> **Data supplied**:
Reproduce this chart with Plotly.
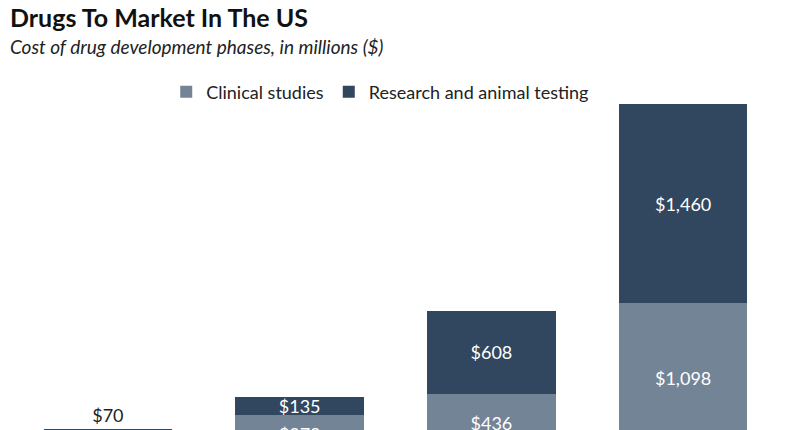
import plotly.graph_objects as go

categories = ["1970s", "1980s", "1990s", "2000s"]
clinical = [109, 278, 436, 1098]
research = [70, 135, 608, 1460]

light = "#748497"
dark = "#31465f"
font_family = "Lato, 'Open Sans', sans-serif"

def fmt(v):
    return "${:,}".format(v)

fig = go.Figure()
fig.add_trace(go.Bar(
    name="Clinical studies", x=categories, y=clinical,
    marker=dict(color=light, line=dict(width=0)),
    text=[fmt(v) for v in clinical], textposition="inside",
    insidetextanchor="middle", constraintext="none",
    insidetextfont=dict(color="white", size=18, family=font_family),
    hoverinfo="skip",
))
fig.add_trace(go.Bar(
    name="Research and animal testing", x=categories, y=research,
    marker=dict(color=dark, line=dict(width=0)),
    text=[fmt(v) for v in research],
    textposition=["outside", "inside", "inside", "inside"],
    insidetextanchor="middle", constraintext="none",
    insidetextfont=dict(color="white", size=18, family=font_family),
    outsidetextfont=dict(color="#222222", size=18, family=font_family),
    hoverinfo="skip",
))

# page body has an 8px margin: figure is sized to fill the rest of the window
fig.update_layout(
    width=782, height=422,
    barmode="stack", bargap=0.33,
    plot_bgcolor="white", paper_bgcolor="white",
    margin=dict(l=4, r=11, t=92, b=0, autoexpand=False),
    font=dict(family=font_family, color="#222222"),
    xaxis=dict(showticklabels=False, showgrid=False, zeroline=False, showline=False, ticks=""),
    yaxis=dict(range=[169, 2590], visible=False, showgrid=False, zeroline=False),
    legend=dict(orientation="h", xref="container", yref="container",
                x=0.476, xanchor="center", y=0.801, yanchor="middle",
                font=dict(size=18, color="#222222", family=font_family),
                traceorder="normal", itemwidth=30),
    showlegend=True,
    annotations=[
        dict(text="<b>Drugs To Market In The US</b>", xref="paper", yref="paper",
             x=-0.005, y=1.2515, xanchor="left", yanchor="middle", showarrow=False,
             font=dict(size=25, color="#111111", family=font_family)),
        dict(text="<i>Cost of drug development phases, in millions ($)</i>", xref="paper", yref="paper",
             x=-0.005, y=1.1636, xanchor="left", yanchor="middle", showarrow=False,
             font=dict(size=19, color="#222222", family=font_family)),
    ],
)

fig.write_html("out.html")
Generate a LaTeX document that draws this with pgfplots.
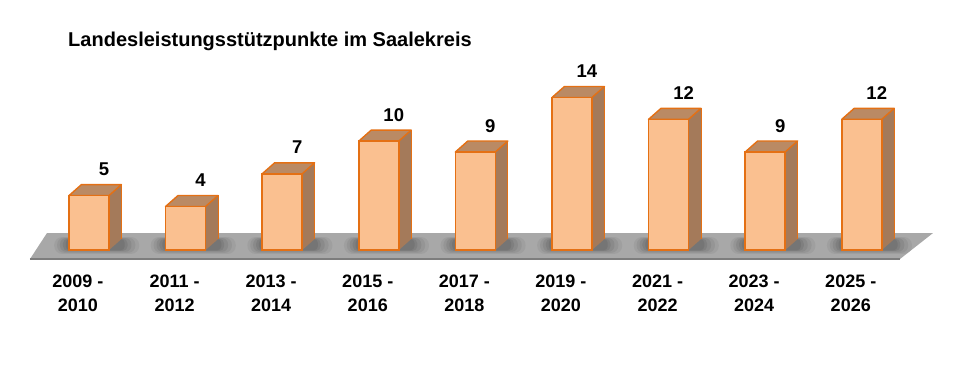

> **Set exercise**: Repeat each entry precisely as it appears. Leave the pictures out.

> **Exercise solution**:
Reproduce this chart with Plotly.
import plotly.graph_objects as go

categories = ["1970s", "1980s", "1990s", "2000s"]
clinical = [109, 278, 436, 1098]
research = [70, 135, 608, 1460]

light = "#748497"
dark = "#31465f"
font_family = "Lato, 'Open Sans', sans-serif"

def fmt(v):
    return "${:,}".format(v)

fig = go.Figure()
fig.add_trace(go.Bar(
    name="Clinical studies", x=categories, y=clinical,
    marker=dict(color=light, line=dict(width=0)),
    text=[fmt(v) for v in clinical], textposition="inside",
    insidetextanchor="middle", constraintext="none",
    insidetextfont=dict(color="white", size=18, family=font_family),
    hoverinfo="skip",
))
fig.add_trace(go.Bar(
    name="Research and animal testing", x=categories, y=research,
    marker=dict(color=dark, line=dict(width=0)),
    text=[fmt(v) for v in research],
    textposition=["outside", "inside", "inside", "inside"],
    insidetextanchor="middle", constraintext="none",
    insidetextfont=dict(color="white", size=18, family=font_family),
    outsidetextfont=dict(color="#222222", size=18, family=font_family),
    hoverinfo="skip",
))

# page body has an 8px margin: figure is sized to fill the rest of the window
fig.update_layout(
    width=782, height=422,
    barmode="stack", bargap=0.33,
    plot_bgcolor="white", paper_bgcolor="white",
    margin=dict(l=4, r=11, t=92, b=0, autoexpand=False),
    font=dict(family=font_family, color="#222222"),
    xaxis=dict(showticklabels=False, showgrid=False, zeroline=False, showline=False, ticks=""),
    yaxis=dict(range=[169, 2590], visible=False, showgrid=False, zeroline=False),
    legend=dict(orientation="h", xref="container", yref="container",
                x=0.476, xanchor="center", y=0.801, yanchor="middle",
                font=dict(size=18, color="#222222", family=font_family),
                traceorder="normal", itemwidth=30),
    showlegend=True,
    annotations=[
        dict(text="<b>Drugs To Market In The US</b>", xref="paper", yref="paper",
             x=-0.005, y=1.2515, xanchor="left", yanchor="middle", showarrow=False,
             font=dict(size=25, color="#111111", family=font_family)),
        dict(text="<i>Cost of drug development phases, in millions ($)</i>", xref="paper", yref="paper",
             x=-0.005, y=1.1636, xanchor="left", yanchor="middle", showarrow=False,
             font=dict(size=19, color="#222222", family=font_family)),
    ],
)

fig.write_html("out.html")
Generate a LaTeX document that draws this with pgfplots.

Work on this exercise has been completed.